Pumpkin Sage Pasta
Serves: 4-6 | Prep time: 10 minutes | Cook time: 30 minutes
Recipe by Mariah Reil, MS, RD, LN
-1 lb lean, Reil Ranch grass-fed beef
-1/2 large onion, diced
-3 cloves garlic, minced
-1 tbsp chopped fresh sage leaves
-1 tbsp olive oil
-1 can pumpkin puree (NOT pumpkin pie filling!)
-1 lb penne shaped pasta (whole wheat, chickpea, or lentil pasta is preferable for a good source of fiber)
-1 cup low sodium beef broth
-1 cup whole milk (can also use half and half, skim milk, etc)
-1 and 1/2 tsp paprika
-1 tsp chili powder
-1 tsp black pepper
-1/2 tsp salt
-1/2 tsp dried sage
-1/2 tsp oregano
Optional: more fresh, chopped sage and shredded parmesan cheese for topping
- In a large pan, brown the beef. Drain any excess liquid.
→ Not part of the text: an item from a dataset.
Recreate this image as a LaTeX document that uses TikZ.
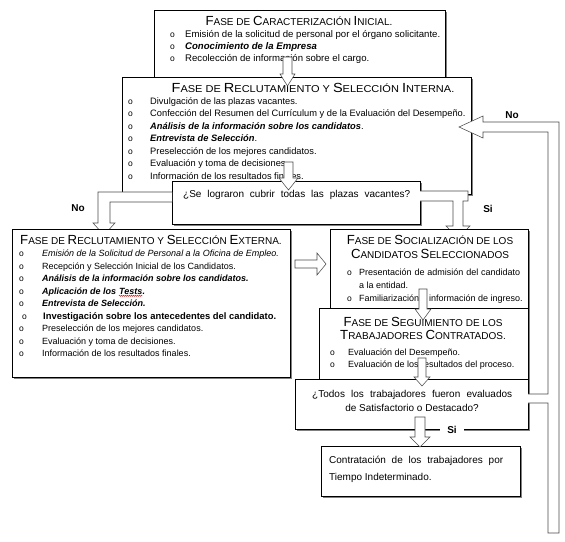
\documentclass[tikz,border=0pt]{standalone}
\usepackage{fontspec}
\setmainfont{Liberation Sans}
\usetikzlibrary{shadows,decorations.pathmorphing}
\newcommand\Bg[1]{{\fontsize{13.2}{15}\selectfont #1}}
\newcommand\Sm[1]{{\fontsize{10}{12}\selectfont #1}}
\newcommand\Itm[5]{\node[bul] (#1o) at (#2,#4) {o}; \node[itm] (#1) at (#3,#4) {#5};}
\begin{document}
\begin{tikzpicture}[x=1pt,y=-1pt,
  box/.style={draw=black, line width=0.7pt, fill=white, anchor=north west, inner sep=0pt,
    drop shadow={shadow xshift=1.3pt, shadow yshift=-1.3pt, fill=black!50, opacity=1}},
  blk/.style={draw=black!70, line width=0.55pt, fill=white, line join=miter},
  itm/.style={anchor=base west, inner sep=0pt, font=\fontsize{9}{11}\selectfont},
  bul/.style={anchor=base west, inner sep=0pt, font=\fontsize{8.5}{10}\selectfont},
  ttl/.style={anchor=base, inner sep=0pt},
  qtxt/.style={anchor=base west, inner sep=0pt, font=\fontsize{10}{12}\selectfont},
  lbl/.style={anchor=base, inner sep=0pt, font=\bfseries\fontsize{10}{12}\selectfont},
  squig/.style={draw=red!80!black, line width=0.4pt, decorate, decoration={zigzag, amplitude=0.6pt, segment length=2pt}}]
\useasboundingbox (0,0) rectangle (565,541);
\fill[white] (0,0) rectangle (565,541);
% Box 1
\node[box, minimum width=291pt, minimum height=72pt] (b1) at (154,10) {};
\node[ttl] (b1t) at (299,25) {\Bg{F}\Sm{ASE DE }\Bg{C}\Sm{ARACTERIZACIÓN }\Bg{I}\Sm{NICIAL.}};
\Itm{b1a}{170}{185}{37.5}{\fontsize{9.6}{11}\selectfont Emisión de la solicitud de personal por el órgano solicitante.}
\Itm{b1b}{170}{185}{49.5}{\fontsize{9.6}{11}\selectfont\textbf{\textit{Conocimiento de la Empresa}}}
\Itm{b1c}{170}{185}{61}{\fontsize{9.6}{11}\selectfont Recolección de información sobre el cargo.}
% Box 2
\node[box, minimum width=349pt, minimum height=117pt] (b2) at (122,77) {};
\node[ttl, xscale=1.1] (b2t) at (313,92) {\Bg{F}\Sm{ASE DE }\Bg{R}\Sm{ECLUTAMIENTO Y }\Bg{S}\Sm{ELECCIÓN }\Bg{I}\Sm{NTERNA.}};
\Itm{b2a}{128}{150}{104}{\fontsize{9.3}{11}\selectfont Divulgación de las plazas vacantes.}
\Itm{b2b}{128}{150}{116.5}{\fontsize{9.3}{11}\selectfont Confección del Resumen del Currículum y de la Evaluación del Desempeño.}
\Itm{b2c}{128}{150}{129}{\fontsize{9.3}{11}\selectfont\textbf{\textit{Análisis de la información sobre los candidatos}}.}
\Itm{b2d}{128}{150}{141.5}{\fontsize{9.3}{11}\selectfont\textbf{\textit{Entrevista de Selección}}.}
\Itm{b2e}{128}{150}{154}{\fontsize{9.3}{11}\selectfont Preselección de los mejores candidatos.}
\Itm{b2f}{128}{150}{166.5}{\fontsize{9.3}{11}\selectfont Evaluación y toma de decisiones.}
\Itm{b2g}{128}{150}{179}{\fontsize{9.3}{11}\selectfont Información de los resultados finales.}
% arrow box1 -> box2
\draw[blk] (283,57) -- (283,74) -- (280,74) -- (287.5,86) -- (295,74) -- (292,74) -- (292,57) -- cycle;
% Decision 1
\node[box, minimum width=248pt, minimum height=43pt] (d1) at (172,181) {};
\node[qtxt] (d1t) at (183,197) {\makebox[227pt][s]{¿Se lograron cubrir todas las plazas vacantes?}};
% arrow box2 -> d1
\draw[blk] (284,162) -- (284,178) -- (279,178) -- (288.5,190) -- (298,178) -- (293,178) -- (293,162) -- cycle;
% branches
\draw[blk] (172,192) -- (98,192) -- (98,223) -- (93,223) -- (104,235) -- (115,223) -- (110,223) -- (110,202) -- (172,202);
\draw[blk] (420,191) -- (468,191) -- (468,201) -- (463,201) -- (463,226) -- (470,226) -- (458,238) -- (446,226) -- (453,226) -- (453,201) -- (420,201);
\node[lbl] (no1) at (78,211) {No};
\node[lbl] (si1) at (488,212) {Si};
% Box 3
\node[box, minimum width=278pt, minimum height=148pt] (b3) at (12,229) {};
\node[ttl, anchor=base west] (b3t) at (20,244) {\Bg{F}\Sm{ASE DE }\Bg{R}\Sm{ECLUTAMIENTO Y }\Bg{S}\Sm{ELECCIÓN }\Bg{E}\Sm{XTERNA.}};
\Itm{b3a}{19}{42}{256.5}{\textit{Emisión de la Solicitud de Personal a la Oficina de Empleo.}}
\Itm{b3b}{19}{42}{269}{Recepción y Selección Inicial de los Candidatos.}
\Itm{b3c}{19}{42}{281.5}{\textbf{\textit{Análisis de la información sobre los candidatos.}}}
\Itm{b3d}{19}{42}{294}{\textbf{\textit{Aplicación de los}}}
\node[itm] (b3dT) at ([xshift=2.5pt]b3d.base east) {\textbf{\textit{Tests}}};
\node[itm] (b3dP) at (b3dT.base east) {\textbf{\textit{.}}};
\draw[squig] ([yshift=-1.8pt]b3dT.base west) -- ([yshift=-1.8pt]b3dT.base east);
\Itm{b3e}{19}{42}{306.5}{\textbf{\textit{Entrevista de Selección.}}}
\Itm{b3f}{22}{43}{319}{\fontsize{9.4}{11}\selectfont\textbf{Investigación sobre los antecedentes del candidato.}}
\Itm{b3g}{19}{42}{331.5}{Preselección de los mejores candidatos.}
\Itm{b3h}{19}{42}{344}{Evaluación y toma de decisiones.}
\Itm{b3i}{19}{42}{356.5}{Información de los resultados finales.}
% Box 4
\node[box, minimum width=198pt, minimum height=81pt] (b4) at (330,229) {};
\node[ttl] (b4t1) at (430,244) {\Bg{F}\Sm{ASE DE }\Bg{S}\Sm{OCIALIZACIÓN DE LOS}};
\node[ttl] (b4t2) at (430,258) {\Bg{C}\Sm{ANDIDATOS }\Bg{S}\Sm{ELECCIONADOS}};
\Itm{b4a}{347}{359}{275}{\makebox[161pt][s]{Presentación de admisión del candidato}}
\node[itm] (b4a2) at (359,288) {a la entidad.};
\Itm{b4b}{347}{359}{301}{Familiarización e información de ingreso.}
% arrow box3 -> box4
\draw[blk] (295,260) -- (317,260) -- (317,253) -- (326,264) -- (317,275) -- (317,268) -- (295,268) -- cycle;
% Box 5
\node[box, minimum width=209pt, minimum height=71pt] (b5) at (319,308) {};
\node[ttl] (b5t1) at (423,326) {\Bg{F}\Sm{ASE DE }\Bg{S}\Sm{EGUIMIENTO DE LOS}};
\node[ttl] (b5t2) at (423,339) {\Bg{T}\Sm{RABAJADORES }\Bg{C}\Sm{ONTRATADOS.}};
\Itm{b5a}{330}{348}{355}{Evaluación del Desempeño.}
\Itm{b5b}{330}{348}{367}{Evaluación de los resultados del proceso.}
% arrow box4 -> box5
\draw[blk] (419,289) -- (419,309) -- (415,309) -- (423,320) -- (431,309) -- (427,309) -- (427,289) -- cycle;
% Decision 2
\node[box, minimum width=233pt, minimum height=50pt] (d2) at (295,379) {};
\node[qtxt] (d2t1) at (312,397) {\makebox[200pt][s]{¿Todos los trabajadores fueron evaluados}};
\node[ttl, font=\fontsize{10}{12}\selectfont] (d2t2) at (412,411) {de Satisfactorio o Destacado?};
% arrow box5 -> d2
\draw[blk] (418,358) -- (418,377) -- (414,377) -- (422,386) -- (430,377) -- (426,377) -- (426,358) -- cycle;
% Box 6
\node[box, minimum width=199pt, minimum height=50pt] (b6) at (321,446) {};
\node[qtxt] (b6t1) at (329,463) {\makebox[174pt][s]{Contratación de los trabajadores por}};
\node[qtxt] (b6t2) at (329,480) {Tiempo Indeterminado.};
% arrow d2 -> box6
\draw[blk] (415,417) -- (415,437) -- (410,437) -- (420,447) -- (430,437) -- (425,437) -- (425,417) -- cycle;
\node[lbl, fill=white, inner xsep=7pt, inner ysep=1pt, anchor=center] (si2) at (452,430) {Si};
% pipe back to box 2
\draw[blk] (528,394) -- (548,394) -- (548,132) -- (483,132) -- (483,138) -- (459,127) -- (483,116) -- (483,122) -- (559,122) -- (559,533) -- (548,533) -- (548,403) -- (528,403);
\node[lbl] (no2) at (512,118) {No};
\end{tikzpicture}
\end{document}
- Next, add the olive oil, onion, garlic, and fresh sage. Sauté until the onion is transparent and soft.
- In a large pot, boil water and cook pasta. Drain and set aside.
- Once the onion is cooked through, add the pumpkin puree, spices, broth, and milk. Turn the heat to low medium and bring to a simmer. Let simmer for 5 minutes, stirring continuously.
- Add the pasta to the meat and sauce mixture. Stir to combine and continue to cook on low, stirring occasionally, for another 5 minutes.
- Pair with a serving of non-starchy vegetables, top with fresh chopped sage and shredded parmesan and enjoy!
Zinc is an important mineral that the body needs to support immune health, cell growth, wound healing, and breaking down carbohydrates for use in the body. Beef is an excellent source of zinc. Deficiency of zinc can lead to weakened immunity, poor wound healing, open sores/skin issues, and more. Consuming beef regularly can help you consume enough of this important nutrient! Choose grass-fed beef for an efficient way to consume essential minerals, like zinc.